Thursday, November 12, 2020

In short: Da 5 Bloods (2020)

It’s not difficult to believe that films like this are a bit of a defence mechanism by Netflix against the type of critics that seems more interested in watching movies exclusively in the overpriced hell-holes known as cinemas, proving that they do indeed care for film as an art (not something the same critics usually ask of older multi-national companies).

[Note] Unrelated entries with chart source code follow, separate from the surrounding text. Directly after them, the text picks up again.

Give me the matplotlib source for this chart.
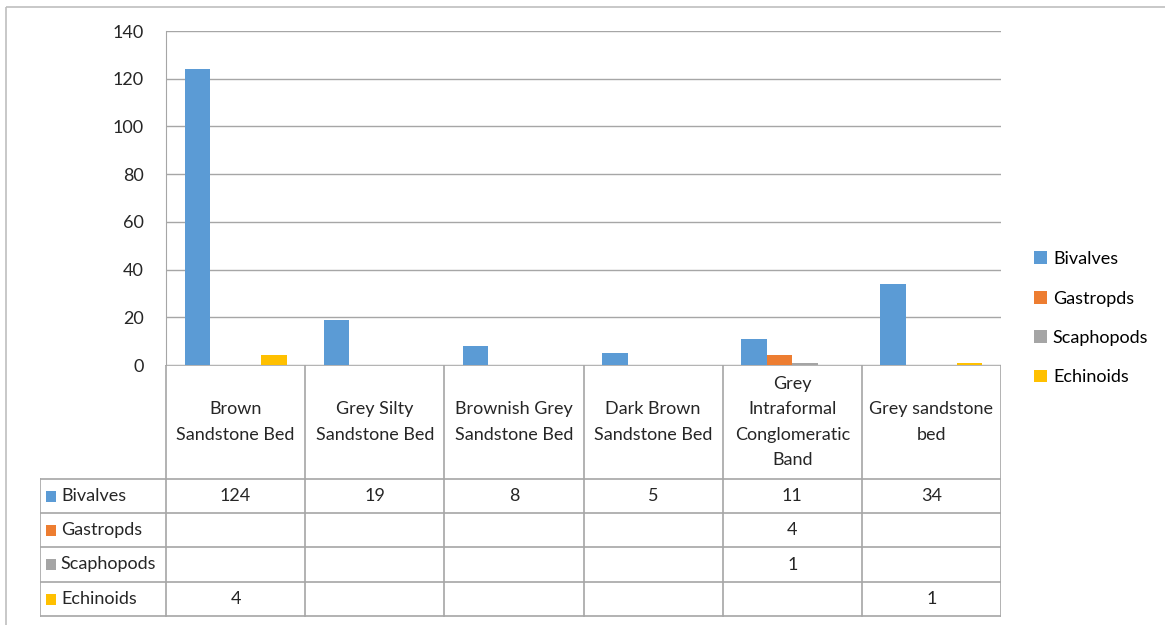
import numpy as np
import matplotlib
matplotlib.use('Agg')
import matplotlib.pyplot as plt
from matplotlib.patches import Rectangle

plt.rcParams['font.family'] = ['Lato', 'DejaVu Sans']

# data
categories = ['Brown\nSandstone Bed', 'Grey Silty\nSandstone Bed', 'Brownish Grey\nSandstone Bed',
              'Dark Brown\nSandstone Bed', 'Grey\nIntraformal\nConglomeratic\nBand', 'Grey sandstone\nbed']
series = ['Bivalves', 'Gastropds', 'Scaphopods', 'Echinoids']
bivalves = [124, 19, 8, 5, 11, 34]
gastropds = [None, None, None, None, 4, None]
scaphopods = [None, None, None, None, 1, None]
echinoids = [4, None, None, None, None, 1]
colors = ['#5B9BD5', '#ED7D31', '#A5A5A5', '#FFC000']
yticks = [0, 20, 40, 60, 80, 100, 120, 140]

values = [bivalves, gastropds, scaphopods, echinoids]

W, H = 1165, 625
fig = plt.figure(figsize=(W / 100, H / 100), dpi=100)

def px_rect(x0, y0, x1, y1):
    return [x0 / W, 1 - y1 / H, (x1 - x0) / W, (y1 - y0) / H]

grid_c = '#A6A6A6'
fs = 13

# outer chart border
border = fig.add_axes([0, 0, 1, 1])
border.set_xlim(0, W)
border.set_ylim(H, 0)
border.axis('off')
border.add_patch(Rectangle((6, 7), W + 20, H, fill=False, edgecolor='#BFBFBF', lw=1.2))

# main bar chart
ax = fig.add_axes(px_rect(166, 31, 1001, 365))
n = len(categories)
x = np.arange(n)
bw = 0.183
for i, (name, vals) in enumerate(zip(series, values)):
    h = [v if v is not None else 0 for v in vals]
    ax.bar(x + (i - 1.5) * bw, h, width=bw, color=colors[i], label=name, zorder=3)
ax.set_xlim(-0.5, n - 0.5)
ax.set_ylim(0, 140)
ax.set_yticks(yticks)
ax.set_xticks([])
ax.yaxis.grid(True, color=grid_c, lw=1)
ax.tick_params(axis='y', length=0, labelsize=fs, pad=16, colors='#262626')
for s in ['top', 'right', 'bottom']:
    ax.spines[s].set_visible(False)
ax.spines['left'].set_color(grid_c)

leg = ax.legend(loc='center left', bbox_to_anchor=(1.02, 0.14), frameon=False, fontsize=fs,
                handlelength=0.7, handleheight=0.7, handletextpad=0.35, labelspacing=1.3)

# data table
tb = fig.add_axes(px_rect(40, 365, 1001, 617))
left = -0.5 - (166 - 40) / (1001 - 166) * n
tb.set_xlim(left, n - 0.5)
rows_y = [365, 479, 513, 547, 582, 616]
tb.set_ylim(617, 365)
tb.axis('off')
# horizontal lines
tb.plot([-0.5, n - 0.5], [rows_y[0]] * 2, color=grid_c, lw=1.2)
for yy in rows_y[1:]:
    tb.plot([left, n - 0.5], [yy, yy], color=grid_c, lw=1.2)
# vertical lines
for k in range(n + 1):
    tb.plot([k - 0.5, k - 0.5], [rows_y[0], rows_y[-1]], color=grid_c, lw=1.2)
tb.plot([left, left], [rows_y[1], rows_y[-1]], color=grid_c, lw=1.2)

for j, c in enumerate(categories):
    tb.text(j, (rows_y[0] + rows_y[1]) / 2, c, ha='center', va='center', fontsize=fs,
            color='#262626', linespacing=1.7)

for i, (name, vals) in enumerate(zip(series, values)):
    yc = (rows_y[i + 1] + rows_y[i + 2]) / 2
    tb.add_patch(Rectangle((left + 0.045, yc - 5.5), 0.07, 11, color=colors[i], lw=0))
    tb.text(left + 0.15, yc, name, ha='left', va='center', fontsize=fs, color='#262626')
    for j, v in enumerate(vals):
        if v is not None:
            tb.text(j, yc, str(v), ha='center', va='center', fontsize=fs, color='#262626')

fig.savefig('out.png', dpi=100)
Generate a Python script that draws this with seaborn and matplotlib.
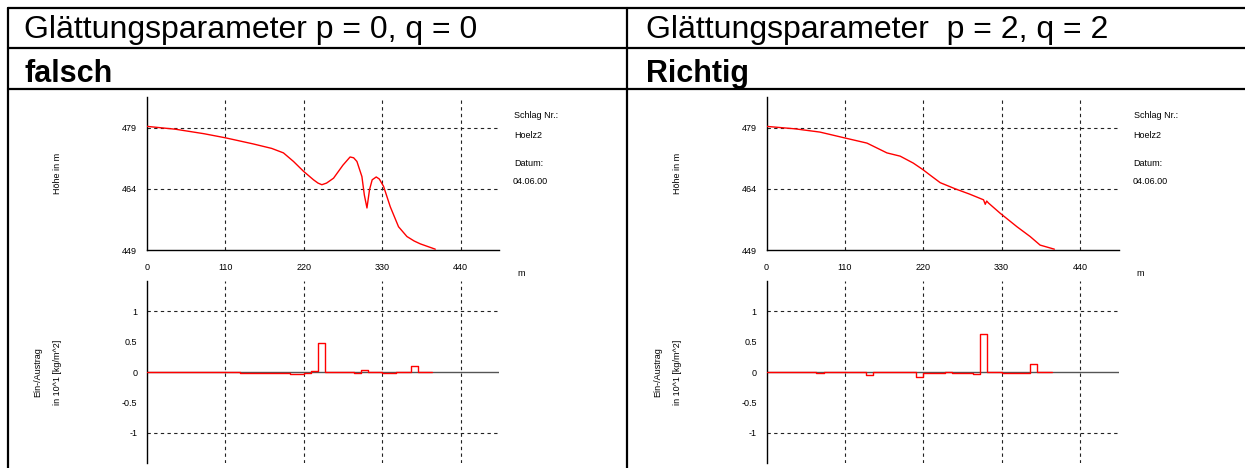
import numpy as np
import matplotlib
matplotlib.use('Agg')
import matplotlib.pyplot as plt
from matplotlib.lines import Line2D
import seaborn as sns

# Elevation profile, smoothing p = 0, q = 0 (distance in m, height in m)
dist_p0 = [0, 40, 80, 110, 149, 175, 191.5, 205.6, 219.6, 233.7, 240, 245.4, 252, 261.8, 275, 285,
           290, 294.6, 301.6, 305, 308.7, 312.3, 316, 321.7, 326, 332, 341.4, 353, 364.8, 375,
           383.6, 404.6]
elev_p0 = [479.3, 478.6, 477.5, 476.5, 475.0, 473.9, 472.8, 470.7, 468.3, 466.2, 465.4, 465.0,
           465.4, 466.6, 469.8, 471.8, 471.6, 470.7, 467.0, 462.5, 459.3, 463.8, 466.2, 466.9,
           466.4, 464.6, 459.6, 454.7, 452.3, 451.2, 450.5, 449.2]

# Elevation profile, smoothing p = 2, q = 2
dist_p2 = [0, 40, 75, 109, 141, 169, 187.6, 206, 219.5, 230, 243.8, 264.8, 285, 304.6, 307, 309,
           311.6, 328, 351.5, 370, 384, 404]
elev_p2 = [479.3, 478.7, 477.9, 476.5, 475.2, 472.8, 472.0, 470.3, 468.7, 467.3, 465.5, 464.0,
           462.7, 461.3, 460.2, 461.0, 460.5, 458.0, 454.7, 452.3, 450.2, 449.2]

# Erosion / deposition per 10 m segment (10^1 kg/m^2)
segment_edges = list(range(0, 410, 10))
erosion_p0 = [0, 0, 0, 0, 0, 0, 0, 0, 0, 0, 0, 0, 0, -0.01, -0.01, -0.01, -0.01, -0.01, -0.02, -0.02,
              -0.04, -0.04, -0.01, 0.02, 0.475, 0, 0, 0, 0, -0.02, 0.04, 0, 0, -0.01, -0.01, 0, 0,
              0.1, 0, 0]
erosion_p2 = [0, 0, 0, 0, 0, 0, 0, -0.01, 0, 0, 0, 0, 0, 0, -0.05, 0, 0, 0, 0, 0, 0, -0.08, -0.01,
              -0.01, -0.01, 0, -0.01, -0.01, -0.01, -0.03, 0.62, 0, 0, -0.01, -0.01, -0.01, -0.01,
              0.13, 0, 0]

headers = ['Glättungsparameter p = 0, q = 0', 'Glättungsparameter  p = 2, q = 2']
verdicts = ['falsch', 'Richtig']
x_ticks = [0, 110, 220, 330, 440]

sns.set_style('white')
plt.rcParams['font.family'] = ['Liberation Sans', 'DejaVu Sans']
plt.rcParams['text.color'] = 'black'
plt.rcParams['xtick.color'] = 'black'
plt.rcParams['ytick.color'] = 'black'

W, H = 1245, 468
fig = plt.figure(figsize=(W / 100, H / 100), dpi=100)


def fx(px):
    return px / W


def fy(py):
    return 1 - py / H


GRID = dict(color='#222222', linestyle=(0, (3, 3)), linewidth=0.8)
SMALL = 6.5


def style_axis(ax):
    ax.set_facecolor('none')
    for s in ['top', 'right']:
        ax.spines[s].set_visible(False)
    ax.spines['left'].set_linewidth(1.0)
    ax.spines['left'].set_color('black')
    ax.tick_params(axis='both', direction='out', length=5, width=0.9, colors='black',
                   labelcolor='black', labelsize=SMALL, pad=2)
    ax.set_xlim(0, 494)
    ax.set_xticks(x_ticks)
    for xt in x_ticks[1:]:
        ax.axvline(xt, **GRID, zorder=1)


def draw_panel(x0, dist, elev, erosion):
    # upper panel: height profile
    ax1 = fig.add_axes([fx(x0), fy(250), fx(352), (250 - 97) / H])
    style_axis(ax1)
    ax1.spines['bottom'].set_linewidth(1.0)
    ax1.spines['bottom'].set_color('black')
    ax1.set_ylim(449, 486.5)
    ax1.set_yticks([449, 456.5, 464, 471.5, 479, 486.5])
    ax1.set_yticklabels(['449', '', '464', '', '479', ''])
    for yt in [464, 479]:
        ax1.axhline(yt, **GRID, zorder=1)
    sns.lineplot(x=dist, y=elev, ax=ax1, color='#ff0000', linewidth=1.0,
                 estimator=None, sort=False, zorder=3)
    ax1.set_xlabel('')
    ax1.set_ylabel('')
    ax1.tick_params(axis='x', length=4, pad=5)

    # lower panel: erosion / deposition
    ax2 = fig.add_axes([fx(x0), fy(463), fx(352), (463 - 281) / H])
    style_axis(ax2)
    ax2.spines['bottom'].set_visible(False)
    ax2.set_ylim(-1.5, 1.5)
    ax2.set_yticks([-1.5, -1, -0.5, 0, 0.5, 1, 1.5])
    ax2.set_yticklabels(['', '-1', '-0.5', '0', '0.5', '1', ''])
    ax2.tick_params(axis='x', length=0, labelbottom=False)
    for yt in [-1, 1]:
        ax2.axhline(yt, **GRID, zorder=1)
    ax2.axhline(0, color='#555555', linewidth=1.0, zorder=2)
    steps = list(erosion) + [erosion[-1]]
    sns.lineplot(x=segment_edges, y=steps, ax=ax2, color='#ff0000', linewidth=1.0,
                 drawstyle='steps-post', estimator=None, sort=False, zorder=3)
    ax2.set_xlabel('')
    ax2.set_ylabel('')

    # labels and side texts
    fig.text(fx(x0 - 89), fy(173), 'Höhe in m', rotation=90, ha='center', va='center',
             fontsize=SMALL)
    fig.text(fx(x0 - 109), fy(372), 'Ein-/Austrag', rotation=90, ha='center', va='center',
             fontsize=SMALL)
    fig.text(fx(x0 - 89), fy(372), 'in 10^1 [kg/m^2]', rotation=90, ha='center', va='center',
             fontsize=SMALL)
    fig.text(fx(x0 + 367), fy(116), 'Schlag Nr.:', ha='left', va='center', fontsize=SMALL)
    fig.text(fx(x0 + 367), fy(135), 'Hoelz2', ha='left', va='center', fontsize=SMALL)
    fig.text(fx(x0 + 367), fy(163), 'Datum:', ha='left', va='center', fontsize=SMALL)
    fig.text(fx(x0 + 366), fy(182), '04.06.00', ha='left', va='center', fontsize=SMALL)
    fig.text(fx(x0 + 370), fy(273), 'm', ha='left', va='center', fontsize=SMALL)


draw_panel(147, dist_p0, elev_p0, erosion_p0)
draw_panel(766.5, dist_p2, elev_p2, erosion_p2)

# table headers
for col_x, head, verdict in zip([24, 646], headers, verdicts):
    fig.text(fx(col_x), fy(38), head, ha='left', va='baseline', fontsize=23)
    fig.text(fx(col_x), fy(82), verdict, ha='left', va='baseline', fontsize=22,
             fontweight='bold')

# table rules
rules = [([8, W], [8, 8]), ([8, W], [48, 48]), ([8, W], [89, 89]),
         ([8, 8], [8, H]), ([627, 627], [8, H])]
for xs, ys in rules:
    fig.add_artist(Line2D([fx(v) for v in xs], [fy(v) for v in ys], color='black',
                          linewidth=1.6, transform=fig.transFigure))

fig.savefig('out.png', dpi=100)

It’s obviously all good when this gets someone like Spike Lee the money and the space to make the kind of film he wants to make without having to beg for favours from studios. Da 5 Bloods concerns a handful of black Vietnam veterans (Delroy Lindo, Clarke Peters, Norm Lewis, Isiah Whitlock Jr.) returning to he country decades later to find the body of the squad leader they loved (Chadwick Boseman) as well as a bunch of gold, and ending up in a pretty bad shape for it.

It’s a pretty great film to me, splitting the difference between a leisurely on-foot kind of road movie and a jungle action film in a way only a director with decades of experience like Lee would dare, and on the way talking about the complicated relationships between these characters, black Americans and their country, black Americans and the Vietnamese and black Americans and war in an appropriately complicated manner that usually doesn’t go for the quick, easy answer while always keeping its eye on injustice and what comes from it. Also making an appearance are the bizarre thing about the French Americans of all political colour seem to have, ironic versions of war movie greatest hits (including a brilliantly funny moment with Wagner’s “Ritt der Walküren”), and a handful of great performances – with Lindo being particularly brilliant – that feel like gifts from the cast to a director going out of his way to leave them space to breathe and work.

Apart from these performances, I’m particularly fond of how Lee’s more eccentric directorial decisions here – like not de-aging his cast in the flashbacks in any way – lead to the most clear-eyed and revelatory moments, daring to be strange when that’s what this particular story needs. And for a guy with my tastes, it’s certainly nice to see Johnny Nguyen in a larger role here, and Danny Bilson (a failed videogame executive to some, the screenwriter of some of my favourite Empire Pictures films to me) as a co-writer.